WHAT THE EXERCISE ASKS.
Retype, exactly as written, every line from the one containing "Generate a LaTeX" through the last line of the records below, both included; skip the pictures.

[START OF DATA TO USE]

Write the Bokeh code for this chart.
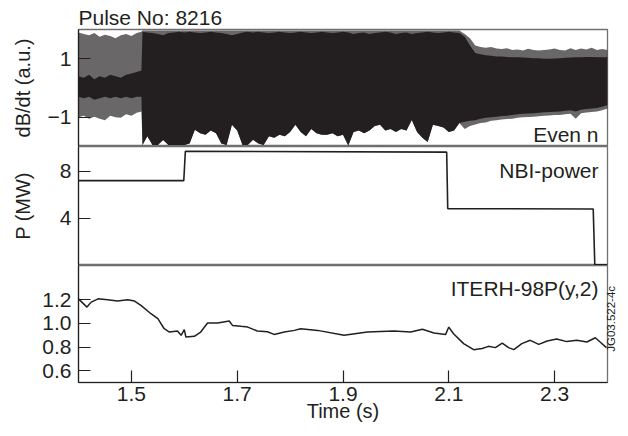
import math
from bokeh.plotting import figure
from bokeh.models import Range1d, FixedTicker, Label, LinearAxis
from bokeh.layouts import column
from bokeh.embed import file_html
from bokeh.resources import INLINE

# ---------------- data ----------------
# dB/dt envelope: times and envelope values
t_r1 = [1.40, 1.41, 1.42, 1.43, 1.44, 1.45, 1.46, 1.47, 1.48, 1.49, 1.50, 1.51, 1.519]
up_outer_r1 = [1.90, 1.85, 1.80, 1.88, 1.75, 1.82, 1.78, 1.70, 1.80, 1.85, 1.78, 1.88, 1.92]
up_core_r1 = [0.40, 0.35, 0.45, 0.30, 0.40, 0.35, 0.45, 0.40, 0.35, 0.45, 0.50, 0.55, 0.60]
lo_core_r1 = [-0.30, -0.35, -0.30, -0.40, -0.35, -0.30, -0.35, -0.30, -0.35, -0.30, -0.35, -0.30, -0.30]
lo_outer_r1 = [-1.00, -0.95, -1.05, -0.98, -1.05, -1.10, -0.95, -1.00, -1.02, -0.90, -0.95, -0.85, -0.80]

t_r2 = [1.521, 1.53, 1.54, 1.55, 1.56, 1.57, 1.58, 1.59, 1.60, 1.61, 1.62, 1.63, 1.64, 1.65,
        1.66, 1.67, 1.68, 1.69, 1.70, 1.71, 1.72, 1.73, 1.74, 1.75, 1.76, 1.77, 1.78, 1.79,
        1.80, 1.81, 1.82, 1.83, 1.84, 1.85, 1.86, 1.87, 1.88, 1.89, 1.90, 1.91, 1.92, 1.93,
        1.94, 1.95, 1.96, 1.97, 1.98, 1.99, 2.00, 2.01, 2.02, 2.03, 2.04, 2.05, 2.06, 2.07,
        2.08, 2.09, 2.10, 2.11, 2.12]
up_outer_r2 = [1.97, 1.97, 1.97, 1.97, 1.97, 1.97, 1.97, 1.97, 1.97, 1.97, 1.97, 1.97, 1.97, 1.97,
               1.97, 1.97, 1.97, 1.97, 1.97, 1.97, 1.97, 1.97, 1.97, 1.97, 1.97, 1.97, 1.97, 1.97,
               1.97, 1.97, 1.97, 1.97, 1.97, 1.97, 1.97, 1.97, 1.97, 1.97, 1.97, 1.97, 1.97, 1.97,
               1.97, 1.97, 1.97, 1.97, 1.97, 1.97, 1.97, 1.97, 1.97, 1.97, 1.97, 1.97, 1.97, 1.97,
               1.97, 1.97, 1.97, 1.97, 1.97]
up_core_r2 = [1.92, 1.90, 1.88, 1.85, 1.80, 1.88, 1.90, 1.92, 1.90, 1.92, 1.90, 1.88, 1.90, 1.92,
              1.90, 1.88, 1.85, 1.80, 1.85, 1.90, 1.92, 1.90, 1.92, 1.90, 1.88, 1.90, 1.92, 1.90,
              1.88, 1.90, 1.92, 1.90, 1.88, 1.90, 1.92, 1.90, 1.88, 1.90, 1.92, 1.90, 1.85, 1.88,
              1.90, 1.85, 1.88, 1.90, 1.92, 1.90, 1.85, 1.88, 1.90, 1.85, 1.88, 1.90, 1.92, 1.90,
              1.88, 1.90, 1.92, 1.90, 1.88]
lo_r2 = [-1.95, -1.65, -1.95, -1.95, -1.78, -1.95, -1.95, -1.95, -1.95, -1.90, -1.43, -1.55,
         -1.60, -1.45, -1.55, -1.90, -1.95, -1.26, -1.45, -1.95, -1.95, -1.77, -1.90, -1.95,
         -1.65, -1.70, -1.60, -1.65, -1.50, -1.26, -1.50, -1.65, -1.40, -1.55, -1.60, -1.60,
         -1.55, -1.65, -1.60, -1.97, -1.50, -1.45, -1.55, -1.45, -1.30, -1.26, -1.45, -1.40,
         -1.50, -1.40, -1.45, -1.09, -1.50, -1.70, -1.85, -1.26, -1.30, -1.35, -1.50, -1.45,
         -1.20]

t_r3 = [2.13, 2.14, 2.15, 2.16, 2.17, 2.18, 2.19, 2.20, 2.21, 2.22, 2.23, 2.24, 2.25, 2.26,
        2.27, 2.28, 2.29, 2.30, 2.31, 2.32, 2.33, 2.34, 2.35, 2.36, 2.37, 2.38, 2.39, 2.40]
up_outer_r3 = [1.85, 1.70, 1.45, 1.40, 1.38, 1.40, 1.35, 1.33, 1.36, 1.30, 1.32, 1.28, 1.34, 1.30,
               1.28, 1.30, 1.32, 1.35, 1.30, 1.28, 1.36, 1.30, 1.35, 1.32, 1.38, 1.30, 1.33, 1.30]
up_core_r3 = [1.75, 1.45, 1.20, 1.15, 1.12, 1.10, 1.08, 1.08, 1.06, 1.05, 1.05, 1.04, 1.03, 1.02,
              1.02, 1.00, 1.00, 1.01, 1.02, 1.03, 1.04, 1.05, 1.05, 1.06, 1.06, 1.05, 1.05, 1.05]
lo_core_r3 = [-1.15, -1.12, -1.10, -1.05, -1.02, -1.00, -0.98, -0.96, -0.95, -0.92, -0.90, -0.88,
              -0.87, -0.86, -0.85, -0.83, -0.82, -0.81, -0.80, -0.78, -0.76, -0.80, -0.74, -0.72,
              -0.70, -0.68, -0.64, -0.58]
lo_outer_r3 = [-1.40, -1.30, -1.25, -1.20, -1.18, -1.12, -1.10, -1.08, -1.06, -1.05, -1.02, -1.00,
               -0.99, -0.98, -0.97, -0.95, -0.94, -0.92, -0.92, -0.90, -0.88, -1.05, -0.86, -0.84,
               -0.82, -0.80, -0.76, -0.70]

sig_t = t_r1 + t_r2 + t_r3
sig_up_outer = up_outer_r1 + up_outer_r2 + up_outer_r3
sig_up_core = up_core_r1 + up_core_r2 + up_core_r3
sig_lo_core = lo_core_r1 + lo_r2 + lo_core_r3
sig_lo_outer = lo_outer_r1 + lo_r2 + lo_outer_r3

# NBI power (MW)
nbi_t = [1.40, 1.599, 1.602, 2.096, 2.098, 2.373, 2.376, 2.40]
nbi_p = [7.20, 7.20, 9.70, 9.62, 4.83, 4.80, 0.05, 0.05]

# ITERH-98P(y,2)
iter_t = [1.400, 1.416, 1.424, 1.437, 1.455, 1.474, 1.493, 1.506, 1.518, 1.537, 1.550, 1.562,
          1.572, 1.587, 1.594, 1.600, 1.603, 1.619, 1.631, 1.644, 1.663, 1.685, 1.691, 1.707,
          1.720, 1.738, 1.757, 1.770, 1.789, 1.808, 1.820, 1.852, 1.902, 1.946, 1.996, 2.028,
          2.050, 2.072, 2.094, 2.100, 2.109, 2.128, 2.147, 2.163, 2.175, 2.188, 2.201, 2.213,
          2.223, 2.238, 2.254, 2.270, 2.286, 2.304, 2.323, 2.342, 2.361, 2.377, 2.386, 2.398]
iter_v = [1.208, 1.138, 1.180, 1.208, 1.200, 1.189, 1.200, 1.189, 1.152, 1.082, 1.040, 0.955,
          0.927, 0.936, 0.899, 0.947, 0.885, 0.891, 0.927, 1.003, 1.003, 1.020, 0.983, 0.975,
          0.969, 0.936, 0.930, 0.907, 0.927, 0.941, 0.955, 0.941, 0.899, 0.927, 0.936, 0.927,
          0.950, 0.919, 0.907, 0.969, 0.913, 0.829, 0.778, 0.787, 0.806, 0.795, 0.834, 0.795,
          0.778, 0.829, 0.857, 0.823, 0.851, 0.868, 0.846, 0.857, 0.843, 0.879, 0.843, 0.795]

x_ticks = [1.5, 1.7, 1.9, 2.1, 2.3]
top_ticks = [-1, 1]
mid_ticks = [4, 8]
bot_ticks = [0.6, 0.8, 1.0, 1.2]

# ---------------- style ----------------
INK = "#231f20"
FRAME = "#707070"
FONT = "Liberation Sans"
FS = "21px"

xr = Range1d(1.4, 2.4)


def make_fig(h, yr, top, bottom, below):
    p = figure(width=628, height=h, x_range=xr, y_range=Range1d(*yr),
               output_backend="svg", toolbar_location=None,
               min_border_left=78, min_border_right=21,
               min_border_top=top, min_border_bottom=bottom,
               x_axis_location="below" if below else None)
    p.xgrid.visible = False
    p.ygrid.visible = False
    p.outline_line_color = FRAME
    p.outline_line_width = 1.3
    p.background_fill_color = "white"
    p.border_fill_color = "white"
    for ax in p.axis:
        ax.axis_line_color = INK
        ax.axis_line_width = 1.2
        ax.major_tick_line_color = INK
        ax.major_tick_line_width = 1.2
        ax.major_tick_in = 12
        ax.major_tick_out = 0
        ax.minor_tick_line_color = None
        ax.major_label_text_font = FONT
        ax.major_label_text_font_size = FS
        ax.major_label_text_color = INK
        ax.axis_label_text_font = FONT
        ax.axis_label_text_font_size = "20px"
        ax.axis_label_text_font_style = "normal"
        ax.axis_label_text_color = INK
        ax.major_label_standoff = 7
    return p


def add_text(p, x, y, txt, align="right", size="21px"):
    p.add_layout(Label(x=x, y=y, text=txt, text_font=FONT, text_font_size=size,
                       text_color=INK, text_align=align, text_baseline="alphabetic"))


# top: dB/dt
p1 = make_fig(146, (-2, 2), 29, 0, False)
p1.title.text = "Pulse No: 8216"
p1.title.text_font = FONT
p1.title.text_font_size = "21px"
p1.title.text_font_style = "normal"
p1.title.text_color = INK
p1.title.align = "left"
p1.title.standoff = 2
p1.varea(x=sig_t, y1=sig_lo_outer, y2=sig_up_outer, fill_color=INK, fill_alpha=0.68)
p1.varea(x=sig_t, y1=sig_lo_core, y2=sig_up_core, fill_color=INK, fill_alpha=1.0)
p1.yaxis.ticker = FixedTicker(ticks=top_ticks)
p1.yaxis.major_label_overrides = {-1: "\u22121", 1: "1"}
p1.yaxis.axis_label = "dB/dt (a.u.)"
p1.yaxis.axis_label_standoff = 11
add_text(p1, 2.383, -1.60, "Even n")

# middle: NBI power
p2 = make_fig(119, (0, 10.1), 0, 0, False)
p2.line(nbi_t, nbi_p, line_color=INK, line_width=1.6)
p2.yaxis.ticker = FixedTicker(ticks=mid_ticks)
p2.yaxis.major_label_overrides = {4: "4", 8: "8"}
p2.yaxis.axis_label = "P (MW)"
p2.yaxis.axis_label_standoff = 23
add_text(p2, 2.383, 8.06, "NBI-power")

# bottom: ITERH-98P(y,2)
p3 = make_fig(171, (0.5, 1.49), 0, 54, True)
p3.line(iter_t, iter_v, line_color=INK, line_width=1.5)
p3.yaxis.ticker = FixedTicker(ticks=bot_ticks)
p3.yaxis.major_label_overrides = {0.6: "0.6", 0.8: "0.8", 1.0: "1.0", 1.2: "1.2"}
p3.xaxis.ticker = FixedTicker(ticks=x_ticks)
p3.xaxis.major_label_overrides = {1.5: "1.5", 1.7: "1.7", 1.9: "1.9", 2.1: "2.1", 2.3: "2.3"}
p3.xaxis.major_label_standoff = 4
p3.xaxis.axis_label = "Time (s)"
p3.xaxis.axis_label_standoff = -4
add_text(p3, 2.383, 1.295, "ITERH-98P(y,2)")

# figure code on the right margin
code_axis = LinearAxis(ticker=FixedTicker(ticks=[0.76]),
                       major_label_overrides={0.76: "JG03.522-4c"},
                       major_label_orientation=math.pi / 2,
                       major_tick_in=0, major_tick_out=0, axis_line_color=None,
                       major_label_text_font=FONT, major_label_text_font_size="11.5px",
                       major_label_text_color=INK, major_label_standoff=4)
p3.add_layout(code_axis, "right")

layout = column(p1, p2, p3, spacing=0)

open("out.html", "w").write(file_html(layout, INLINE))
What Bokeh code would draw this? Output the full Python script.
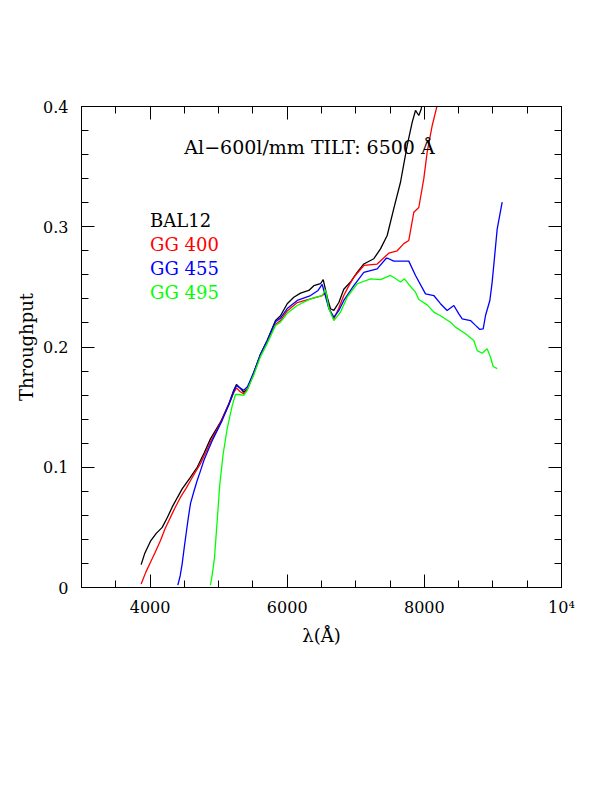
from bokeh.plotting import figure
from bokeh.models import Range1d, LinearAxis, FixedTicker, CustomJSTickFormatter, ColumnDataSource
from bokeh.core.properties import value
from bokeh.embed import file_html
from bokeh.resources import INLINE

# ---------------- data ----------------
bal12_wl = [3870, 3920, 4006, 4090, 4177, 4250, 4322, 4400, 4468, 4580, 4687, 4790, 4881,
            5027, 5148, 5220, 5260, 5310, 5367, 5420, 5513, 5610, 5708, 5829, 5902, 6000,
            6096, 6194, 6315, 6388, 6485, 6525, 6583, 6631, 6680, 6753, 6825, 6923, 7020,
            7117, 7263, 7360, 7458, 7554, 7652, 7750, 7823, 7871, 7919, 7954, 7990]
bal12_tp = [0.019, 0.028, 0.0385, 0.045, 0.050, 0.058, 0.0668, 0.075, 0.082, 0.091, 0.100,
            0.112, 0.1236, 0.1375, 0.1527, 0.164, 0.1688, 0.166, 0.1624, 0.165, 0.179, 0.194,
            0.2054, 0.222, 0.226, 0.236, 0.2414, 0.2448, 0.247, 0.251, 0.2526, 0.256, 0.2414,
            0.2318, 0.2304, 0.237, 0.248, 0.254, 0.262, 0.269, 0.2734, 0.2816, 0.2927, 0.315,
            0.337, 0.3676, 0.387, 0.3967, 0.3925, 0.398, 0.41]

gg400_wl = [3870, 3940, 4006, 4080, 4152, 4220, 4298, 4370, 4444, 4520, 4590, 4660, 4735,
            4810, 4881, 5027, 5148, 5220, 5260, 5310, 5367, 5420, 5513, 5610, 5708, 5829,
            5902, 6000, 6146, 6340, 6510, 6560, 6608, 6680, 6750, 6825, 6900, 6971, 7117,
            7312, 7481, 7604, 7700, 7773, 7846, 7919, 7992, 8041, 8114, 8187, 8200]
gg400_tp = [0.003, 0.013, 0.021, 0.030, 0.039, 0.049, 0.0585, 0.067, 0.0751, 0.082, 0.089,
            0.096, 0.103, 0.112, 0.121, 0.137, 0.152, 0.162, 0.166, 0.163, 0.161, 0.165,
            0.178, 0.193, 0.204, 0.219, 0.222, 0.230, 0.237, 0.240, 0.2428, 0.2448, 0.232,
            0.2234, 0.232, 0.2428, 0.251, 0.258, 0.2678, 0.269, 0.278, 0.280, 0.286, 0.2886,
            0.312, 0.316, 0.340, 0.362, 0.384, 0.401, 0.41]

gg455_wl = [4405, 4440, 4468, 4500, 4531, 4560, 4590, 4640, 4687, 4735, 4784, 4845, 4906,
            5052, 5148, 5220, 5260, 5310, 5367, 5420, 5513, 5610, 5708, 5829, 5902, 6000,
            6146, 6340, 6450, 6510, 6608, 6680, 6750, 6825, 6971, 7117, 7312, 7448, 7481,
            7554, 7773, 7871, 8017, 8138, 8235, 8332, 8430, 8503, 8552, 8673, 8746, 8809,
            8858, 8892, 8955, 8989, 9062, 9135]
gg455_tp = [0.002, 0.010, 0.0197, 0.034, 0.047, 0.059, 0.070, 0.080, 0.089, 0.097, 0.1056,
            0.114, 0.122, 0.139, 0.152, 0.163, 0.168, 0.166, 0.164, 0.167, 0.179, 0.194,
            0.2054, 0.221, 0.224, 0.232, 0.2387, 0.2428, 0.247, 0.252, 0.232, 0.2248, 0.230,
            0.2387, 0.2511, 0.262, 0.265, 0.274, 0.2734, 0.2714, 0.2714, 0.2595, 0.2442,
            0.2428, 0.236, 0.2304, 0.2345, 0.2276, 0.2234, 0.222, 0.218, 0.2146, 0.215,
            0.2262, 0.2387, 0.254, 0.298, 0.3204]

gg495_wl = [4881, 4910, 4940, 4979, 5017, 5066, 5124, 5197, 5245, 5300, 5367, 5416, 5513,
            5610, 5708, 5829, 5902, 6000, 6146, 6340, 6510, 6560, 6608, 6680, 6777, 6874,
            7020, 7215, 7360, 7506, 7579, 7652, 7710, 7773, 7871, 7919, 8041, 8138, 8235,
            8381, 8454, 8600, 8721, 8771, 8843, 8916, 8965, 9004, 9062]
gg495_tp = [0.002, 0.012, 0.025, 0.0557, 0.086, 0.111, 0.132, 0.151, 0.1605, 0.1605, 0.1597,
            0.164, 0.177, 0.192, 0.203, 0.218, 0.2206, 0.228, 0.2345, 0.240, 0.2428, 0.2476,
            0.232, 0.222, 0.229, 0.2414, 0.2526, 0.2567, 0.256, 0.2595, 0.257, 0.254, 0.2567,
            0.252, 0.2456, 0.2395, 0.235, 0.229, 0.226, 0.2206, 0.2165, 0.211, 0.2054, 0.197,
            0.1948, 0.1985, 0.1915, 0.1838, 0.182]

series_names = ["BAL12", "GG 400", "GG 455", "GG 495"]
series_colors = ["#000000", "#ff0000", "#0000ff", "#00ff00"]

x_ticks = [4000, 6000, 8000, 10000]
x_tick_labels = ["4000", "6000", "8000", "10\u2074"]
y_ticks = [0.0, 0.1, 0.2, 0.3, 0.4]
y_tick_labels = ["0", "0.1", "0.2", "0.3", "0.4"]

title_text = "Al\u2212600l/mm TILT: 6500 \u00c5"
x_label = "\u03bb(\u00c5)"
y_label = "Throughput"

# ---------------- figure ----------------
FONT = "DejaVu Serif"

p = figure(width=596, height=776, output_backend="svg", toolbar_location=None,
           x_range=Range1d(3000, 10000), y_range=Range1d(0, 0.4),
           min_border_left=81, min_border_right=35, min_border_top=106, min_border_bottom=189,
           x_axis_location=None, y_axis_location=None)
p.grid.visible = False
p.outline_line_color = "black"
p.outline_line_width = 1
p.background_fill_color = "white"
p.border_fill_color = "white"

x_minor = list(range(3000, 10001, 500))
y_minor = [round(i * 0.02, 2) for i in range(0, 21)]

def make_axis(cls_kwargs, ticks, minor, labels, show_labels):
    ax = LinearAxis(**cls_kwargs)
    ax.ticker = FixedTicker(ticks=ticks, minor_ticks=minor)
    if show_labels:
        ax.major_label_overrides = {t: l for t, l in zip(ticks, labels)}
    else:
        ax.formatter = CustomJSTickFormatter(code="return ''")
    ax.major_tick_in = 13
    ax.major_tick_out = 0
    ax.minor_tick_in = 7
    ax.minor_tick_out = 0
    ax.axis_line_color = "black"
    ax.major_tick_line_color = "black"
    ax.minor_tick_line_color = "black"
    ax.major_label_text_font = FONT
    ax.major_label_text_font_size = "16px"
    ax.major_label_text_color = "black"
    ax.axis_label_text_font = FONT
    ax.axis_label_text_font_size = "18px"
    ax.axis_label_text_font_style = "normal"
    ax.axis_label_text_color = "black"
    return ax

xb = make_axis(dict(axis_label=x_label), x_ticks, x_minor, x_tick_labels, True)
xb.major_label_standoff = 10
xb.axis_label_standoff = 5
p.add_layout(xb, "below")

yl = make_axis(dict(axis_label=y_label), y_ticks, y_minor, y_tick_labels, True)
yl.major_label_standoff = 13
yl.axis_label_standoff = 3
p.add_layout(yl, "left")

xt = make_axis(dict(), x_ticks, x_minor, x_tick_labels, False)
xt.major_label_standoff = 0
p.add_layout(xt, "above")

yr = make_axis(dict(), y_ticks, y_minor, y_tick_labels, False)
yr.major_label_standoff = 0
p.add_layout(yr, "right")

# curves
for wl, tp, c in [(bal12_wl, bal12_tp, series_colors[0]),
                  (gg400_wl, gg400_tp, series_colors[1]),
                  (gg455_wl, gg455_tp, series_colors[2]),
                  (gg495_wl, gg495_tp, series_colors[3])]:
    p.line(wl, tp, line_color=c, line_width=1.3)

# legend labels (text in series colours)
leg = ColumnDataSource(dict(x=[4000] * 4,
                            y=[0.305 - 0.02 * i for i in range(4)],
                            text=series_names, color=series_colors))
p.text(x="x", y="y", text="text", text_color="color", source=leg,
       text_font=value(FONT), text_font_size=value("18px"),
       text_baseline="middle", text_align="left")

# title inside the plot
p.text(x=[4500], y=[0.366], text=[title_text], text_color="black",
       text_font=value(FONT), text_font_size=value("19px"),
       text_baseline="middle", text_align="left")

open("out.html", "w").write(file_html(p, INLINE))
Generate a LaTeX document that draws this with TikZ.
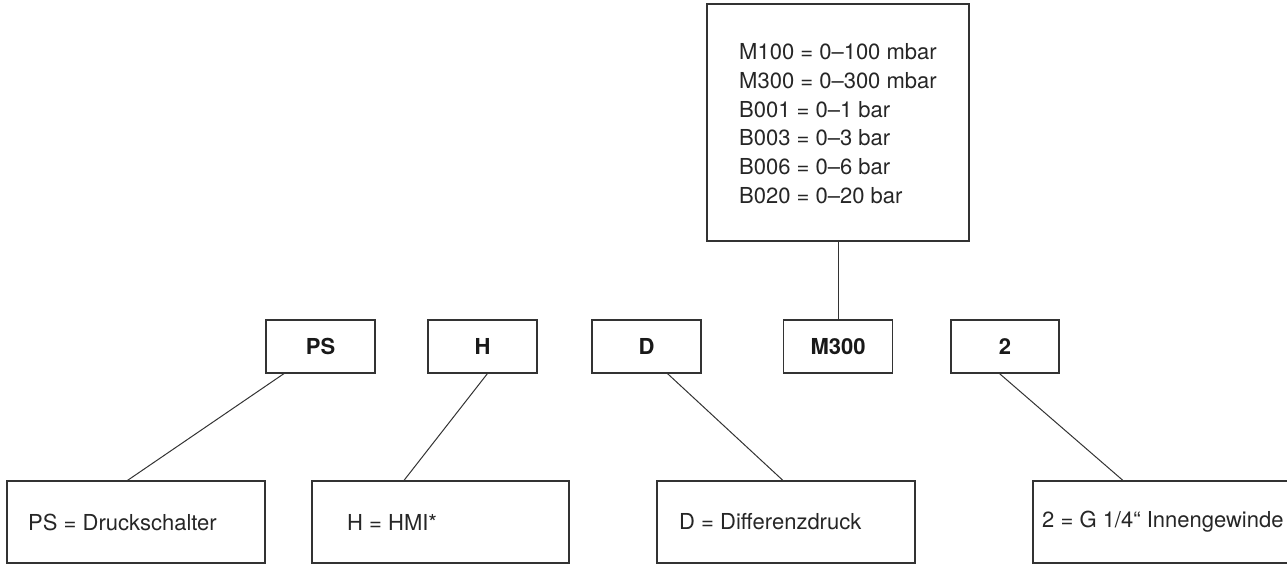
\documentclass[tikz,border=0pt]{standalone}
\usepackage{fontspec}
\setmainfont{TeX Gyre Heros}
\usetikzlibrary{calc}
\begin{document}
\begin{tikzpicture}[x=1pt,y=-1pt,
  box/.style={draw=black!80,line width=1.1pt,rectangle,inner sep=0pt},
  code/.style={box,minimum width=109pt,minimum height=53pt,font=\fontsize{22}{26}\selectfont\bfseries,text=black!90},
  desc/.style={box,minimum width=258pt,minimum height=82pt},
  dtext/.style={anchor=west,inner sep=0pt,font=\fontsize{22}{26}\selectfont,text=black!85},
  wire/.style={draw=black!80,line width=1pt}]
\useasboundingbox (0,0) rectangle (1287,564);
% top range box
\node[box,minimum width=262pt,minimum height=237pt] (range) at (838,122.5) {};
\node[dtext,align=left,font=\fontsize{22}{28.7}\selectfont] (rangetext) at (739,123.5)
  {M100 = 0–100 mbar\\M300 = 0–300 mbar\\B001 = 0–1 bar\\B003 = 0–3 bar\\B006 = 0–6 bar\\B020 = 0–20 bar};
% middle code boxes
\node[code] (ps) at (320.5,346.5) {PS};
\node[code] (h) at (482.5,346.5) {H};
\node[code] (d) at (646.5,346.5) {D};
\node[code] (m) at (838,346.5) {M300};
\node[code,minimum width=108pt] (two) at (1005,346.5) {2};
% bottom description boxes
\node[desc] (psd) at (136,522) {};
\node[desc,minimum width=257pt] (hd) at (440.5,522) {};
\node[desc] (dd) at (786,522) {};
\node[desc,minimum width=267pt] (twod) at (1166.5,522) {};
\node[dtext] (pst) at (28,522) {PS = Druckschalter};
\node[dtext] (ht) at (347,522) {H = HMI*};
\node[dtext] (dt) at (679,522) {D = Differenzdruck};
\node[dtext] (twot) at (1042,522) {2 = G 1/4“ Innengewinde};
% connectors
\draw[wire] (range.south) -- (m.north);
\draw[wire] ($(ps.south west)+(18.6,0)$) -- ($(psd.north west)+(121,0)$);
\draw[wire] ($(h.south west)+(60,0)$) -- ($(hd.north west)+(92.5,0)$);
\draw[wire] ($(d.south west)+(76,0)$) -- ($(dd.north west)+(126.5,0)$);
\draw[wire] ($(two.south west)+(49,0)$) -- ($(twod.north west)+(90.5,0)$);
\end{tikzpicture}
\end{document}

[END OF DATA TO USE]

REPLY TO THE TASK.
Generate a LaTeX document that draws this with TikZ.
\documentclass[tikz,border=0pt]{standalone}
\usepackage{fontspec}
\setmainfont{TeX Gyre Heros}
\usetikzlibrary{calc}
\begin{document}
\begin{tikzpicture}[x=1pt,y=-1pt,
  box/.style={draw=black!80,line width=1.1pt,rectangle,inner sep=0pt},
  code/.style={box,minimum width=109pt,minimum height=53pt,font=\fontsize{22}{26}\selectfont\bfseries,text=black!90},
  desc/.style={box,minimum width=258pt,minimum height=82pt},
  dtext/.style={anchor=west,inner sep=0pt,font=\fontsize{22}{26}\selectfont,text=black!85},
  wire/.style={draw=black!80,line width=1pt}]
\useasboundingbox (0,0) rectangle (1287,564);
% top range box
\node[box,minimum width=262pt,minimum height=237pt] (range) at (838,122.5) {};
\node[dtext,align=left,font=\fontsize{22}{28.7}\selectfont] (rangetext) at (739,123.5)
  {M100 = 0–100 mbar\\M300 = 0–300 mbar\\B001 = 0–1 bar\\B003 = 0–3 bar\\B006 = 0–6 bar\\B020 = 0–20 bar};
% middle code boxes
\node[code] (ps) at (320.5,346.5) {PS};
\node[code] (h) at (482.5,346.5) {H};
\node[code] (d) at (646.5,346.5) {D};
\node[code] (m) at (838,346.5) {M300};
\node[code,minimum width=108pt] (two) at (1005,346.5) {2};
% bottom description boxes
\node[desc] (psd) at (136,522) {};
\node[desc,minimum width=257pt] (hd) at (440.5,522) {};
\node[desc] (dd) at (786,522) {};
\node[desc,minimum width=267pt] (twod) at (1166.5,522) {};
\node[dtext] (pst) at (28,522) {PS = Druckschalter};
\node[dtext] (ht) at (347,522) {H = HMI*};
\node[dtext] (dt) at (679,522) {D = Differenzdruck};
\node[dtext] (twot) at (1042,522) {2 = G 1/4“ Innengewinde};
% connectors
\draw[wire] (range.south) -- (m.north);
\draw[wire] ($(ps.south west)+(18.6,0)$) -- ($(psd.north west)+(121,0)$);
\draw[wire] ($(h.south west)+(60,0)$) -- ($(hd.north west)+(92.5,0)$);
\draw[wire] ($(d.south west)+(76,0)$) -- ($(dd.north west)+(126.5,0)$);
\draw[wire] ($(two.south west)+(49,0)$) -- ($(twod.north west)+(90.5,0)$);
\end{tikzpicture}
\end{document}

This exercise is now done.